The Circle by Dave Eggers

Nudging 1984 off the shelf?
Nudging 1984 off the shelf?

Published by Penguin 2014, 512 pages, £5.98

Quick description: Smart, critical fiction on social networking and its society.

Plot: When Mae Holland is hired to work for the Circle, the world’s most powerful internet company, she feels she’s been given the opportunity of a lifetime. The Circle, run out of a sprawling California campus, links users’ personal emails, social media, banking, and purchasing with their universal operating system, resulting in one online identity and a new age of civility and transparency. As Mae tours the open-plan office spaces, the towering glass dining facilities, the cozy dorms for those who spend nights at work, she is thrilled with the company’s modernity and activity. There are parties that last through the night, there are famous musicians playing on the lawn, there are athletic activities and clubs and brunches, and even an aquarium of rare fish retrieved from the Marianas Trench by the CEO. Mae can’t believe her luck, her great fortune to work for the most influential company in the world—even as life beyond the campus grows distant, even as a strange encounter with a colleague leaves her shaken, even as her role at the Circle becomes increasingly public. What begins as the captivating story of one woman’s ambition and idealism soon becomes a heart-racing novel of suspense, raising questions about memory, history, privacy, democracy, and the limits of human knowledge.

So this is one of the non-romance books that I have read and I think deserves a review on here. It has so many raving reviews from all the big cheeses, Economist, Guardian, The Times, and won ‘Book of the Year’ in 2014, that there might not be much point in mine. However, if you scan Goodreads and Amazon, there is a bit of a mixed reception. So lets see if I can settle the score.

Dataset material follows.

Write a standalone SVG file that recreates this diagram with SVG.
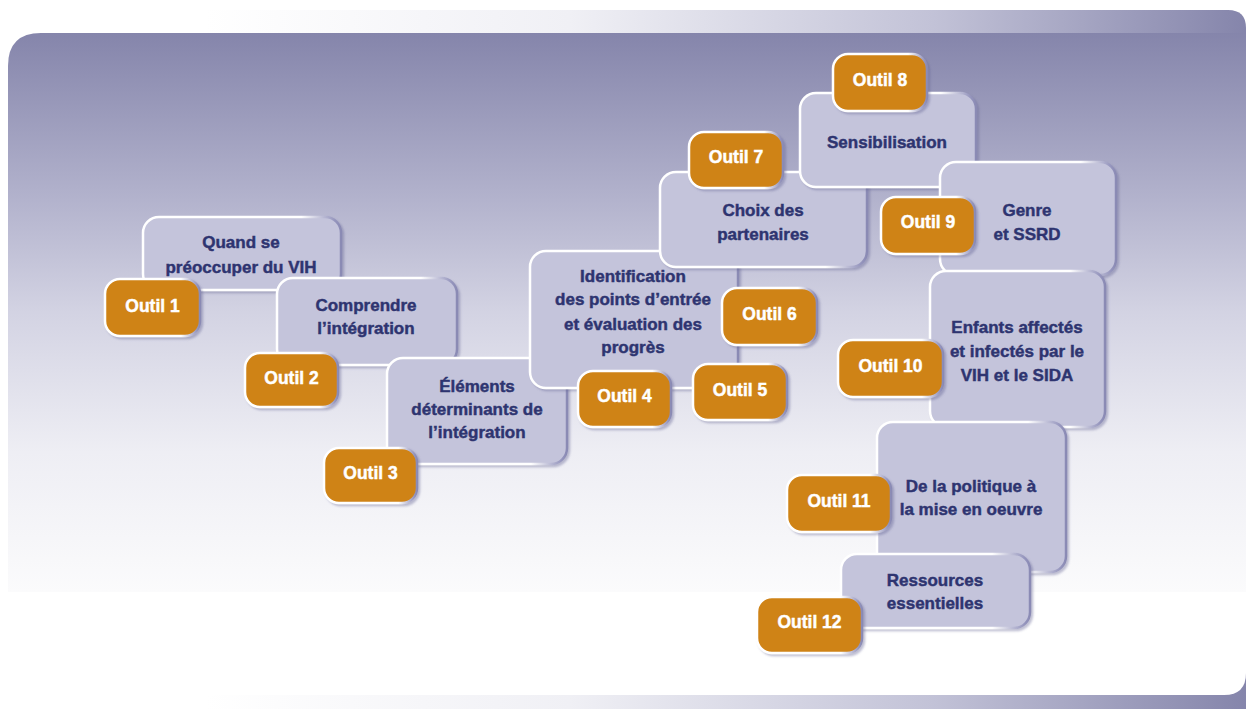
<svg xmlns="http://www.w3.org/2000/svg" width="1246" height="709" viewBox="0 0 1246 709">
<defs>
<linearGradient id="band" x1="205" y1="0" x2="1246" y2="0" gradientUnits="userSpaceOnUse">
<stop offset="0" stop-color="#ffffff"/><stop offset="0.35" stop-color="#f0f0f5"/><stop offset="0.7" stop-color="#c2c2d7"/><stop offset="1" stop-color="#8585ab"/>
</linearGradient>
<linearGradient id="panel" x1="0" y1="33" x2="0" y2="592" gradientUnits="userSpaceOnUse">
<stop offset="0" stop-color="#8585ab"/><stop offset="0.3" stop-color="#b3b3cd"/><stop offset="0.5" stop-color="#d3d3e3"/><stop offset="0.75" stop-color="#eeeef4"/><stop offset="1" stop-color="#fbfbfc"/>
</linearGradient>
<linearGradient id="edge" x1="0" y1="0" x2="1" y2="0">
<stop offset="0" stop-color="#ffffff"/><stop offset="0.8" stop-color="#ffffff"/><stop offset="0.97" stop-color="#9595bd"/><stop offset="1" stop-color="#8a8ab4"/>
</linearGradient>
<filter id="sh" x="-10%" y="-10%" width="125%" height="125%">
<feDropShadow dx="2" dy="2" stdDeviation="1.2" flood-color="#5e5e92" flood-opacity="0.4"/>
</filter>
<style>
.box{fill:#c4c4db;stroke:url(#edge);stroke-width:2.5;filter:url(#sh)}
.tab{fill:#cf8317;stroke:url(#edge);stroke-width:2.5;filter:url(#sh)}
.bt{font-family:"Liberation Sans",Arial,sans-serif;font-weight:bold;font-size:17px;fill:#2e3470;stroke:#2e3470;stroke-width:0.45;text-anchor:middle}
.tt{font-family:"Liberation Sans",Arial,sans-serif;font-weight:bold;font-size:17.5px;fill:#ffffff;stroke:#ffffff;stroke-width:0.45;text-anchor:middle}
</style>
</defs>
<g id="background">
<rect x="0" y="0" width="1246" height="709" fill="#ffffff"/>
<path d="M205 10 H1228 Q1246 10 1246 28 V60 H205 Z" fill="url(#band)"/>
<path d="M205 670 H1246 V709 H205 Z" fill="url(#band)"/>
<path d="M8 66 Q8 33 41 33 H1246 V592 H8 Z" fill="url(#panel)"/>
<path d="M0 592 H1246 V673 Q1246 695 1224 695 H0 Z" fill="#ffffff"/>
</g>
<g id="connectors"/>
<g id="node1">
<rect class="box" x="143" y="217" width="198" height="73" rx="16"/>
<text class="bt" x="241" y="248">Quand se</text>
<text class="bt" x="241" y="273">préoccuper du VIH</text>
<rect class="tab" x="105" y="279" width="95" height="57" rx="15"/>
<text class="tt" x="152.5" y="312">Outil 1</text>
</g>
<g id="node2">
<rect class="box" x="277" y="278" width="180" height="87" rx="16"/>
<text class="bt" x="366" y="311">Comprendre</text>
<text class="bt" x="366" y="334">l’intégration</text>
<rect class="tab" x="245" y="353" width="93" height="54" rx="15"/>
<text class="tt" x="291.5" y="384">Outil 2</text>
</g>
<g id="node3">
<rect class="box" x="387" y="358" width="180" height="106" rx="16"/>
<text class="bt" x="477" y="392">Éléments</text>
<text class="bt" x="477" y="415">déterminants de</text>
<text class="bt" x="477" y="438">l’intégration</text>
<rect class="tab" x="324" y="448" width="93" height="55" rx="15"/>
<text class="tt" x="370.5" y="479">Outil 3</text>
</g>
<g id="node4">
<rect class="box" x="530" y="251" width="208" height="137" rx="16"/>
<text class="bt" x="633" y="282">Identification</text>
<text class="bt" x="633" y="305">des points d’entrée</text>
<text class="bt" x="633" y="330">et évaluation des</text>
<text class="bt" x="633" y="353">progrès</text>
<rect class="tab" x="578" y="371" width="93" height="56" rx="15"/>
<text class="tt" x="624.5" y="402">Outil 4</text>
</g>
<g id="node5">
<rect class="tab" x="693" y="364" width="94" height="56" rx="15"/>
<text class="tt" x="740" y="396">Outil 5</text>
</g>
<g id="node6">
<rect class="tab" x="722" y="288" width="95" height="57" rx="15"/>
<text class="tt" x="769.5" y="320">Outil 6</text>
</g>
<g id="node7">
<rect class="box" x="660" y="172" width="207" height="95" rx="16"/>
<text class="bt" x="763" y="216">Choix des</text>
<text class="bt" x="763" y="240">partenaires</text>
<rect class="tab" x="689" y="132" width="94" height="56" rx="15"/>
<text class="tt" x="736" y="163">Outil 7</text>
</g>
<g id="node8">
<rect class="box" x="800" y="93" width="176" height="94" rx="16"/>
<text class="bt" x="887" y="148">Sensibilisation</text>
<rect class="tab" x="833" y="54" width="94" height="57" rx="15"/>
<text class="tt" x="880" y="86">Outil 8</text>
</g>
<g id="node9">
<rect class="box" x="940" y="162" width="176" height="113" rx="16"/>
<text class="bt" x="1027" y="216">Genre</text>
<text class="bt" x="1027" y="240">et SSRD</text>
<rect class="tab" x="881" y="197" width="94" height="57" rx="15"/>
<text class="tt" x="928" y="228">Outil 9</text>
</g>
<g id="node10">
<rect class="box" x="930" y="271" width="175" height="156" rx="16"/>
<text class="bt" x="1017" y="333">Enfants affectés</text>
<text class="bt" x="1017" y="357">et infectés par le</text>
<text class="bt" x="1017" y="381">VIH et le SIDA</text>
<rect class="tab" x="838" y="340" width="105" height="57" rx="15"/>
<text class="tt" x="890.5" y="372">Outil 10</text>
</g>
<g id="node11">
<rect class="box" x="877" y="422" width="189" height="150" rx="16"/>
<text class="bt" x="971" y="492">De la politique à</text>
<text class="bt" x="971" y="515">la mise en oeuvre</text>
<rect class="tab" x="787" y="475" width="104" height="57" rx="15"/>
<text class="tt" x="839" y="507">Outil 11</text>
</g>
<g id="node12">
<rect class="box" x="841" y="554" width="189" height="74" rx="16"/>
<text class="bt" x="935" y="586">Ressources</text>
<text class="bt" x="935" y="609">essentielles</text>
<rect class="tab" x="757" y="597" width="105" height="56" rx="15"/>
<text class="tt" x="809.5" y="628">Outil 12</text>
</g>
</svg>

The 2-star vs 5-star reviews, in my opinion, is what makes this novel so good. At least people are talking about it, debating and defending. Novels are supposed to make people obsessed or rub them in the wrong way. The reason I think people are peeved may be because this novel talks a lot of about current society and at first comes across as typical ‘oh-no-technology-beware’ kind of genre. I think the book gets really good halfway through, and the reader understands the mechanics of ‘The Circle’.

‘The Circle’ is like Google times ten. One password, one identity and you log into everything. To be honest that sounds quite good. And in the book, there were benefits, such as no more seedy corners in the internet where trolls live. But of course no one really has privacy. I guess it wouldn’t really work for me, considering my pen-name.

And then the Circle starts inventing devices like ‘See-Change’, which is like Google street-view times a hundred. So these are obviously the ‘red-alerts’. As part of the Circle community Mae has to be online, basically ALL the time. She has a ranking, that only gets improved when she has posted, zinged (tweeted), joined, commented, check-in- everything; if its not online its not real and a wasted opportunity. I could see this as disturbing, and it is. However, she is working for a social networking company, so er- its her job, get over it?

There is a hint of an older generation who hate social media trying to warn the young-uns with their prophecies. But it is interesting to see how something innovative and creative transform into totalitarianism. And how everyone is clueless to it even when it starts becoming violent. As Mae becomes more immersed into the company, its starts to get suffocating. It really does feel like the Circle closes in. The more she is active online, the more she gets inundated with endless zings, smiles, frowns; the info-dump is overwhelming for her and the reader. She gets that clammy exhilarated feeling we can all associate with.

Its not so much the idea of technology being dangerous. There are many good things about the Circle, your artwork can be sold in a blink, criminals can be tracked in 1 minute, wheel-chair ridden people can experience mountain climbing. But the attitude that people have when using the Circle echoes what is happening now; they have to know everything, they are always waiting for a reply, things are done just to be put online. If you aren’t on the Circle, you are pretty much out of the grid, you can’t pay your bills or send an email. The ‘C’ in Circle turns into a tight-fisted grip. What does democracy mean if, yes everybody has a voice, but you can only give it IF you are part of the system. But its the people who encourage this tyranny. It only starts working if everyone is on it. Once that happens its hard to reverse a circle, if that makes sense?

The slogan-language they create (‘Privacy Is Theft) echoes 1984‘s Newspeak, but I think The Circle on its way to take-over the classic as a literary landmark. I was never too fond of 1984, just so bleak! I may have connected more with Mae’s character rather than Winston, being also a young woman starting a new job. The Circle offers something new, everything is so bright and clear, and instead of mystery there is just too much information.

Normally here I put in the author’s @, but hah!